Last week KENS 5 first reported a surge of migrants from the Congo and Angola arrived at the city's migrant resource center. The individuals arrived in San Antonio after being apprehended and processed at the southwest border.
Since then, city leaders tell us they have been working diligently to find sponsorships in other cities for the hundreds of asylum seekers.
"They really want to go places where they know people and they don't know a lot of people here in San Antonio," Dr. Colleen Bridger, the city interim assistant manager, told KENS 5 last Thursday.
In total San Antonio saw more than 230 African migrants in the last week. The city had to open up an additional shelter at the Frank Garrett Center. They were also using the San Fernando gym as a facility to support the influx.

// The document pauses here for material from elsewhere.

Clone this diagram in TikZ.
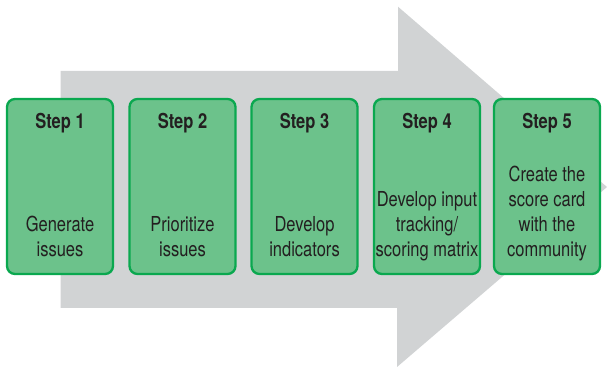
\documentclass[tikz,border=0pt]{standalone}
\usepackage{fontspec}
\setmainfont[FakeStretch=0.8]{TeX Gyre Heros}
\usetikzlibrary{positioning}

\definecolor{arrowgray}{HTML}{D1D3D4}
\definecolor{stepfill}{HTML}{6CC28B}
\definecolor{stepline}{HTML}{0AA84F}
\definecolor{steptext}{HTML}{231F20}

\tikzset{
    stepbox/.style={draw=stepline, line width=2pt, fill=stepfill, rounded corners=2.4mm,
                    minimum width=31.8mm, minimum height=52.5mm, inner sep=0pt},
    steptitle/.style={anchor=base, inner sep=0pt, text=steptext,
                      font=\fontsize{17.6}{21.3}\selectfont\bfseries},
    steptext/.style={anchor=south, inner sep=0pt, align=center, text=steptext,
                     font=\fontsize{17.6}{21.3}\selectfont, execute at end node=\strut}
}

\begin{document}
\begin{tikzpicture}[x=0.3mm, y=-0.3mm]
    \useasboundingbox (0,0) rectangle (607,367);

    % the big arrow behind the steps
    \fill[arrowgray] (60.7,71) -- (398,71) -- (398,6.7) -- (607,187)
                     -- (397,367) -- (397,308) -- (60.7,308) -- cycle;

    % the step boxes
    \node[stepbox] (step1) at (60,186.5) {};
    \node[stepbox] (step2) at (182.5,186.5) {};
    \node[stepbox] (step3) at (304.5,186.5) {};
    \node[stepbox] (step4) at (427,186.5) {};
    \node[stepbox] (step5) at (547,186.5) {};

    % titles
    \node[steptitle] (title1) at ([yshift=-9.3mm]step1.north) {Step 1};
    \node[steptitle] (title2) at ([yshift=-9.3mm]step2.north) {Step 2};
    \node[steptitle] (title3) at ([yshift=-9.3mm]step3.north) {Step 3};
    \node[steptitle] (title4) at ([yshift=-9.3mm]step4.north) {Step 4};
    \node[steptitle] (title5) at ([yshift=-9.3mm]step5.north) {Step 5};

    % what is done in each step
    \node[steptext] (what1) at ([yshift=3.2mm]step1.south) {Generate\\issues};
    \node[steptext] (what2) at ([yshift=3.2mm]step2.south) {Prioritize\\issues};
    \node[steptext] (what3) at ([yshift=3.2mm]step3.south) {Develop\\indicators};
    \node[steptext] (what4) at ([yshift=3.2mm]step4.south) {Develop input\\tracking/\\scoring matrix};
    \node[steptext] (what5) at ([yshift=3.2mm]step5.south) {Create the\\score card\\with the\\community};
\end{tikzpicture}
\end{document}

No one from the city would go on camera on Monday but a representative told KENS 5 they sheltered a total of 305 asylum seekers on Sunday night and expected to house a fraction of that in the coming days, as many of the Congolese migrants found sponsorships and would be leaving town.
The city released the following statement to KENS 5 on Monday afternoon:
“The City and its partners sheltered approximately 230 asylum seekers from the Democratic Republic of Congo and Angola last week. They are scheduled to depart to various host cities throughout the United States by tomorrow at the latest. The City, in partnership with Catholic Charities, the Food Bank and the Interfaith Welcome Committee continue to operate the resource center and shelter downtown and have served more than 14,000 migrants since March 30.”
But that doesn't mean the work is done.
Migrants, no matter their race, are still arriving in San Antonio and organizations like Catholic Charities are still helping fund their journey.
"We're looking at roughly $14,000 a week on bus tickets alone," Christina Higgs of Catholic Charities of San Antonio told KENS 5. Higgs said the non-profit organization asked the United States Conference of Catholic Bishop for additional funding as they continue to provide resources during this migrant influx.
"We've been asked several times if we're worried if the money will run out and we are," Higgs said. "But this is really the only way for us to go. To have these funds earmarked for asylum seekers and to help them in this transition period and get them where they ultimately need to be."